### Rows from a dataset of charts and code
______

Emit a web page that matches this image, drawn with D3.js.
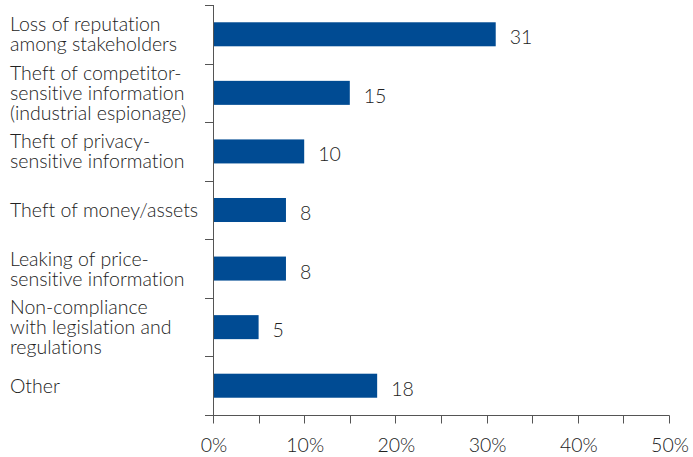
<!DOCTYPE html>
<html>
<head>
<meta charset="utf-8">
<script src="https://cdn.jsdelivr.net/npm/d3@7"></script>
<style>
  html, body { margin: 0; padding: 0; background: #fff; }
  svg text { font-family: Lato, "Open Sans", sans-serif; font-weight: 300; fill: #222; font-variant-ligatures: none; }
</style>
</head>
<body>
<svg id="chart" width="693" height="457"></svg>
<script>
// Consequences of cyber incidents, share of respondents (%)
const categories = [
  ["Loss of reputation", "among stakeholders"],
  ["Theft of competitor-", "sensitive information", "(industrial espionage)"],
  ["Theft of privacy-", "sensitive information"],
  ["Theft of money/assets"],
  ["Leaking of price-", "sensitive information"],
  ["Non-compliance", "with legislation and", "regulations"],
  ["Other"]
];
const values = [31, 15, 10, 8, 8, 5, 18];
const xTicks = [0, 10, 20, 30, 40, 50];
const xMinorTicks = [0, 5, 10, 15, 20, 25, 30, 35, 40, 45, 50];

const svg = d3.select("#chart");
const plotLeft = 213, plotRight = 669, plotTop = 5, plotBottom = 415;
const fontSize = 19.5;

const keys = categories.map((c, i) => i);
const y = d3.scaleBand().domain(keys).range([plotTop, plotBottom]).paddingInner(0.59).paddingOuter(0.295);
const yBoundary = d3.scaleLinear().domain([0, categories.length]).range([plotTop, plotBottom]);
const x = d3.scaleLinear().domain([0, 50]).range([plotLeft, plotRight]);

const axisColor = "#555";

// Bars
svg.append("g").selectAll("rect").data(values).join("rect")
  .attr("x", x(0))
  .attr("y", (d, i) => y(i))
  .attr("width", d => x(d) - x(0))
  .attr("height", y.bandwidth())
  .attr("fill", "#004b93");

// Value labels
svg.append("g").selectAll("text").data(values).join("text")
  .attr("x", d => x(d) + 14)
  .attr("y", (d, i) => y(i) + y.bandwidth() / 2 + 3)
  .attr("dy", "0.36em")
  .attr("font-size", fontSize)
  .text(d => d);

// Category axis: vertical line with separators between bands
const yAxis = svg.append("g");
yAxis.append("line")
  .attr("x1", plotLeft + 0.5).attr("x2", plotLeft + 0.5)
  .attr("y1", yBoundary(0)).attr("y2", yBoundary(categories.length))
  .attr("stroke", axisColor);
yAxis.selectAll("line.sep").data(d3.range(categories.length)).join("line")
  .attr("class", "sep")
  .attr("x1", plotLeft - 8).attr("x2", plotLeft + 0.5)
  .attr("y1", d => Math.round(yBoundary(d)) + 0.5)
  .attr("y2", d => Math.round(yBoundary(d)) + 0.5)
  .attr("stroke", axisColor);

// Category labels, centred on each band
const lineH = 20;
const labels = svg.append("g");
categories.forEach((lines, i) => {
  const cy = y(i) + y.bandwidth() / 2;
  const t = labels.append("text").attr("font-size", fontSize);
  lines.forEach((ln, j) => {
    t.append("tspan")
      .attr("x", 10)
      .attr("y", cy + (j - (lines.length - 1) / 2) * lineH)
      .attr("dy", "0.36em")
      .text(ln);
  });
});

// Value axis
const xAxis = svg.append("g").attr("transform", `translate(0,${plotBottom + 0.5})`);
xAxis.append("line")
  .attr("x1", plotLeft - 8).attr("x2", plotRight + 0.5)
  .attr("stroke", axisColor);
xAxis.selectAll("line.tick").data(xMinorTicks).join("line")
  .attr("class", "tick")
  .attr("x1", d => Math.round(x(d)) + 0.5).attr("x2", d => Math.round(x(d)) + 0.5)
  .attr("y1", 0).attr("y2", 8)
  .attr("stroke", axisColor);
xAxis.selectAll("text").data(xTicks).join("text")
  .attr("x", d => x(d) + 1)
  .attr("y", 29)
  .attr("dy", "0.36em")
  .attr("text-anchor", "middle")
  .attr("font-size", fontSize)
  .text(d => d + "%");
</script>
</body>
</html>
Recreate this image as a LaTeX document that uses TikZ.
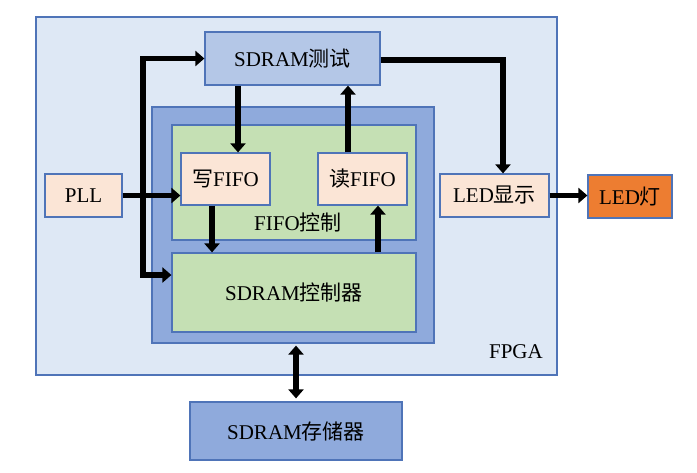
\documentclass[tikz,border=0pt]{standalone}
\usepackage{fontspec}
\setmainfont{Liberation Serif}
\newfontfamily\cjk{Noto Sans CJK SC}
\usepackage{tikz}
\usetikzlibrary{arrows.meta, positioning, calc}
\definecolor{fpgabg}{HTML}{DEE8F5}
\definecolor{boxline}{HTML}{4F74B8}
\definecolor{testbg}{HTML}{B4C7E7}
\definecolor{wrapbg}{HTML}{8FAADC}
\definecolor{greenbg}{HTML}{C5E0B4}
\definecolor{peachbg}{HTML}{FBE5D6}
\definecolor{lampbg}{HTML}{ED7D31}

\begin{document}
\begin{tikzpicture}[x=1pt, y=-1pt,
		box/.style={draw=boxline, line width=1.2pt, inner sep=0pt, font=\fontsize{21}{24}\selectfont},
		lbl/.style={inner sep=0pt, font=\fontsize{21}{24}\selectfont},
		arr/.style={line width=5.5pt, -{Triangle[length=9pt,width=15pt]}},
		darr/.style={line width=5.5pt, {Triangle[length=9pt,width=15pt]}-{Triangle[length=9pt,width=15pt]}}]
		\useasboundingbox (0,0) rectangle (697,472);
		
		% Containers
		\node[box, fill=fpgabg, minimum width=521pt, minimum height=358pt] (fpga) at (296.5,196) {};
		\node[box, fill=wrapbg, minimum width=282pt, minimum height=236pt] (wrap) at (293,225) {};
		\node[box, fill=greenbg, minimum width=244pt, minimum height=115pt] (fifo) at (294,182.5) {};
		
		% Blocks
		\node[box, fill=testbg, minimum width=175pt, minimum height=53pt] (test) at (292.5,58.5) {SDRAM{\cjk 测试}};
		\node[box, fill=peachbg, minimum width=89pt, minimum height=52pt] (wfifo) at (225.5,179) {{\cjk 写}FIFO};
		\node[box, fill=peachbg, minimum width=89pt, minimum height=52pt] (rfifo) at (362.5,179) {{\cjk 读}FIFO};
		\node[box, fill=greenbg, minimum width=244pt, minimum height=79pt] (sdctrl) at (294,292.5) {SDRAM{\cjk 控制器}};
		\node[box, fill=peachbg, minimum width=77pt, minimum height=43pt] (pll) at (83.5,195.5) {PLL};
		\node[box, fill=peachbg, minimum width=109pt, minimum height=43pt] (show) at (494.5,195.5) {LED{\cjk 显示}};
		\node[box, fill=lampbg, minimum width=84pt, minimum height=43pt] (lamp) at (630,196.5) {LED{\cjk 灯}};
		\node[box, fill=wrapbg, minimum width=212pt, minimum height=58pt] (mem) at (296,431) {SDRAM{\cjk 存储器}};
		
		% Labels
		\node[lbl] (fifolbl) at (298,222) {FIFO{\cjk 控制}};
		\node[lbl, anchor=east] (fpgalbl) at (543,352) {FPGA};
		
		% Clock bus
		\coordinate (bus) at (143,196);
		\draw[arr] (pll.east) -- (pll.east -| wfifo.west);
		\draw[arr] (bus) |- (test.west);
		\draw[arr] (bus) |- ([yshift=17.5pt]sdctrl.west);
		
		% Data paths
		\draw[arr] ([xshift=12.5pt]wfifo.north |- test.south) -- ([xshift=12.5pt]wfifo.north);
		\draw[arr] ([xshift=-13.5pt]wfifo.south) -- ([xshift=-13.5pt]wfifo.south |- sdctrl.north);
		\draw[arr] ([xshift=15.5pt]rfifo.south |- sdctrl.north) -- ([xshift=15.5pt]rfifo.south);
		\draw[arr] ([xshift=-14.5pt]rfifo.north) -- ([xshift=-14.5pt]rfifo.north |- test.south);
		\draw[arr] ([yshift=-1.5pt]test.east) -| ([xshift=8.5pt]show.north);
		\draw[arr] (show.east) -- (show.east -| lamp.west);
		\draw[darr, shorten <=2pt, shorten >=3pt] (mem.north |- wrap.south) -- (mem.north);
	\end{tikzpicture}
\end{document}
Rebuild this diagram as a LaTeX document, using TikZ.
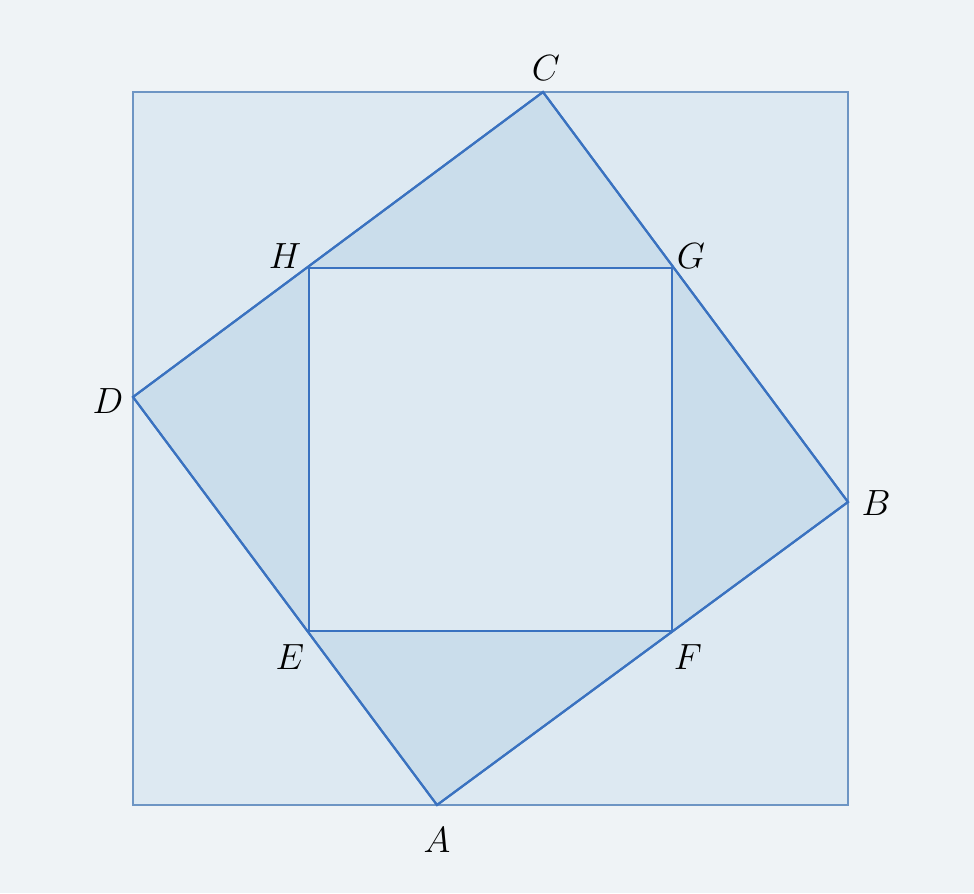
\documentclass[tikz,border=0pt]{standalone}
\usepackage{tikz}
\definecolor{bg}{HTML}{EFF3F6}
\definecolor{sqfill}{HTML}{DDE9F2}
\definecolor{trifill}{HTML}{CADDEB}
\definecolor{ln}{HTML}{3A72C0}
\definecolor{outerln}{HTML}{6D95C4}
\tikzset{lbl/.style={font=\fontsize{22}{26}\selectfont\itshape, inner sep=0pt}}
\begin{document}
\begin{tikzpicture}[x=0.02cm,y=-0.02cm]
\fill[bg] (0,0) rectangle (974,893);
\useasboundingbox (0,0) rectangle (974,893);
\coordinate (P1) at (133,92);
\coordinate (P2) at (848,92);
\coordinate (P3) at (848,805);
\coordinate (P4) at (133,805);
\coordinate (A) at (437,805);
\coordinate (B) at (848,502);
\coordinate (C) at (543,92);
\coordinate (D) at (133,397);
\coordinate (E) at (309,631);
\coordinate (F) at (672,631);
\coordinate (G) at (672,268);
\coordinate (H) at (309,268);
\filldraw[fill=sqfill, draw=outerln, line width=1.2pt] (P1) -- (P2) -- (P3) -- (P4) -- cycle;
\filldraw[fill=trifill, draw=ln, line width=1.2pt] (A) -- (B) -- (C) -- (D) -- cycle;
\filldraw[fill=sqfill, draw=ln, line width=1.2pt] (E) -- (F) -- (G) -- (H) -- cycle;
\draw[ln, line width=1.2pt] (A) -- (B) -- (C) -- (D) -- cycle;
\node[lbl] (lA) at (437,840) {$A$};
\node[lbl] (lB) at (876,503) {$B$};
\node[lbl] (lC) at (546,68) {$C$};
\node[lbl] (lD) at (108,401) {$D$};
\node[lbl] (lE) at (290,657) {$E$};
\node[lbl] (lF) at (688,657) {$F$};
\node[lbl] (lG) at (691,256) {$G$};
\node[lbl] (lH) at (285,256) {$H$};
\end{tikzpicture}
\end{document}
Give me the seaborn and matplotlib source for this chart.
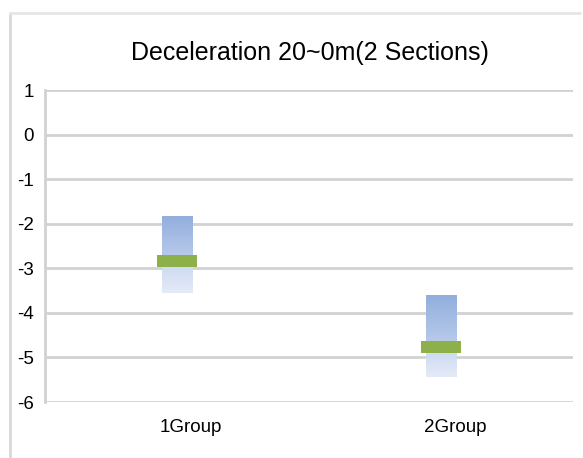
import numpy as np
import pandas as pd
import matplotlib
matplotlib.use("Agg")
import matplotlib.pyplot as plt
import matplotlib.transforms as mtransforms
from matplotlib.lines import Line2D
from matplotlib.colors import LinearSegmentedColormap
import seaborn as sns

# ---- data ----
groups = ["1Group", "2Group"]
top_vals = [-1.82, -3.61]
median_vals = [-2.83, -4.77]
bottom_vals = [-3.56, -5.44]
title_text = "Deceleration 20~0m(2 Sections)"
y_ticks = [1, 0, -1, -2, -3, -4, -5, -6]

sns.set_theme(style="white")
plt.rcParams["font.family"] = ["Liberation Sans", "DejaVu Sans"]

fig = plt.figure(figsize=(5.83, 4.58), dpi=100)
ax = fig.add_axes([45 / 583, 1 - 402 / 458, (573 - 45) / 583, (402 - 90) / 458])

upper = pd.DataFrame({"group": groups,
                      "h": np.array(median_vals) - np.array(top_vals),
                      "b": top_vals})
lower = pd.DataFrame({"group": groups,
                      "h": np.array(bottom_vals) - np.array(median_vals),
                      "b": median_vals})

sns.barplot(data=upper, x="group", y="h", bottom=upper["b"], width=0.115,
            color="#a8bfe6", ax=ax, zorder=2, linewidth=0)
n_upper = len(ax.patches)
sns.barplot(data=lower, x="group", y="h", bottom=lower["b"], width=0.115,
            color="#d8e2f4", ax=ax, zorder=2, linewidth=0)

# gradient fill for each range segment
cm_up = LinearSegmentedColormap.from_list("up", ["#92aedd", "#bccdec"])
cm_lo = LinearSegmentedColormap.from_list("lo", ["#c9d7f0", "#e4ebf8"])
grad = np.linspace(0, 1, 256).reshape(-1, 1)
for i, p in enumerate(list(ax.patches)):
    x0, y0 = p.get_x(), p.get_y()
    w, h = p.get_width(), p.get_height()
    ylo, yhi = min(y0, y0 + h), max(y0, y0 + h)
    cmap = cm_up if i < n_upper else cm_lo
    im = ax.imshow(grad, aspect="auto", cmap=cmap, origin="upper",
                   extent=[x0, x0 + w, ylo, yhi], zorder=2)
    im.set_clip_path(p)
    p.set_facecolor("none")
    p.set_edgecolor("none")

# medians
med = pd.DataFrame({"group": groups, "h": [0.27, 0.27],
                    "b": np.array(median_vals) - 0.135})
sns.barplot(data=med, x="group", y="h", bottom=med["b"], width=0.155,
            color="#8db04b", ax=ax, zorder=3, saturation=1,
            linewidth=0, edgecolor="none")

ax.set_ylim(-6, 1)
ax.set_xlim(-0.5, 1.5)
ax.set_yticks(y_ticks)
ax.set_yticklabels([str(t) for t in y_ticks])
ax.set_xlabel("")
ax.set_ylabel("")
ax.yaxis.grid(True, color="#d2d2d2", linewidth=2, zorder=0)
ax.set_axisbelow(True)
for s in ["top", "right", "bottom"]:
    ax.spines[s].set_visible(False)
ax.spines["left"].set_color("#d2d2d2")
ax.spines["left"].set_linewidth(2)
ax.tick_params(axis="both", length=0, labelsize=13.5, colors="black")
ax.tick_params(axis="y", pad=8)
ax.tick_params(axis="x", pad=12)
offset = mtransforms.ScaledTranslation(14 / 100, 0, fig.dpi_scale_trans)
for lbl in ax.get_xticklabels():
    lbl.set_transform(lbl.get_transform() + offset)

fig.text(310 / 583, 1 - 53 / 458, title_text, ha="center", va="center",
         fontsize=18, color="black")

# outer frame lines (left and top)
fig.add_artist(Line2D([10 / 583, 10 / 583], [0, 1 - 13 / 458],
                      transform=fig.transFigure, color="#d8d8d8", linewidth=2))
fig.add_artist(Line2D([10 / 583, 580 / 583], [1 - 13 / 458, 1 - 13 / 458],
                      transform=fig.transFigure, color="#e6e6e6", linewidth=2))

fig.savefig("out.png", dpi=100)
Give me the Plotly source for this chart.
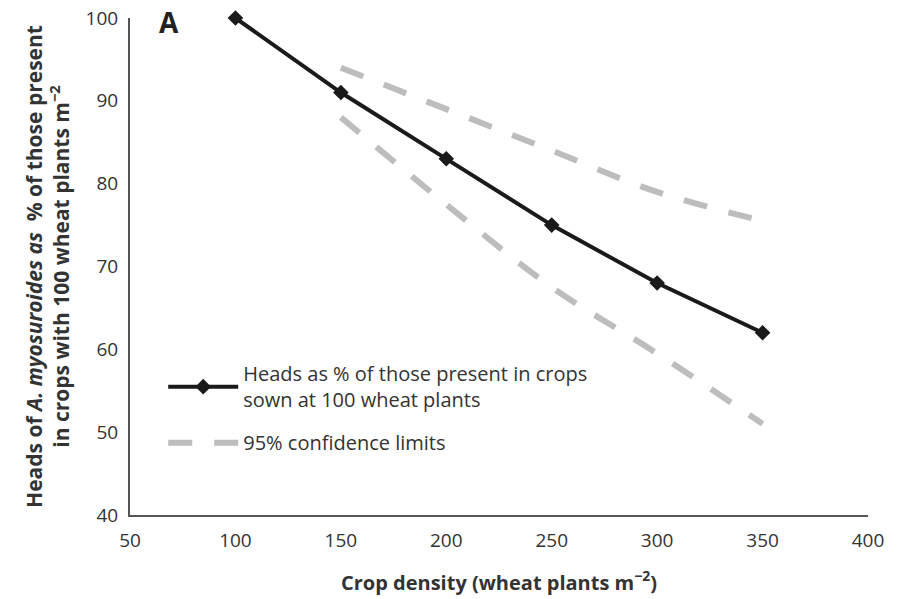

______

### PROBLEM STATEMENT
Make an exact copy of the lines from the one that contains "Give me the seaborn" through the one that contains "ax = fig.add_axes([45", both included, and no other lines. Pictures are skipped.

### EXERCISE ANSWER
Give me the seaborn and matplotlib source for this chart.
import numpy as np
import pandas as pd
import matplotlib
matplotlib.use("Agg")
import matplotlib.pyplot as plt
import matplotlib.transforms as mtransforms
from matplotlib.lines import Line2D
from matplotlib.colors import LinearSegmentedColormap
import seaborn as sns

# ---- data ----
groups = ["1Group", "2Group"]
top_vals = [-1.82, -3.61]
median_vals = [-2.83, -4.77]
bottom_vals = [-3.56, -5.44]
title_text = "Deceleration 20~0m(2 Sections)"
y_ticks = [1, 0, -1, -2, -3, -4, -5, -6]

sns.set_theme(style="white")
plt.rcParams["font.family"] = ["Liberation Sans", "DejaVu Sans"]

fig = plt.figure(figsize=(5.83, 4.58), dpi=100)
ax = fig.add_axes([45 / 583, 1 - 402 / 458, (573 - 45) / 583, (402 - 90) / 458])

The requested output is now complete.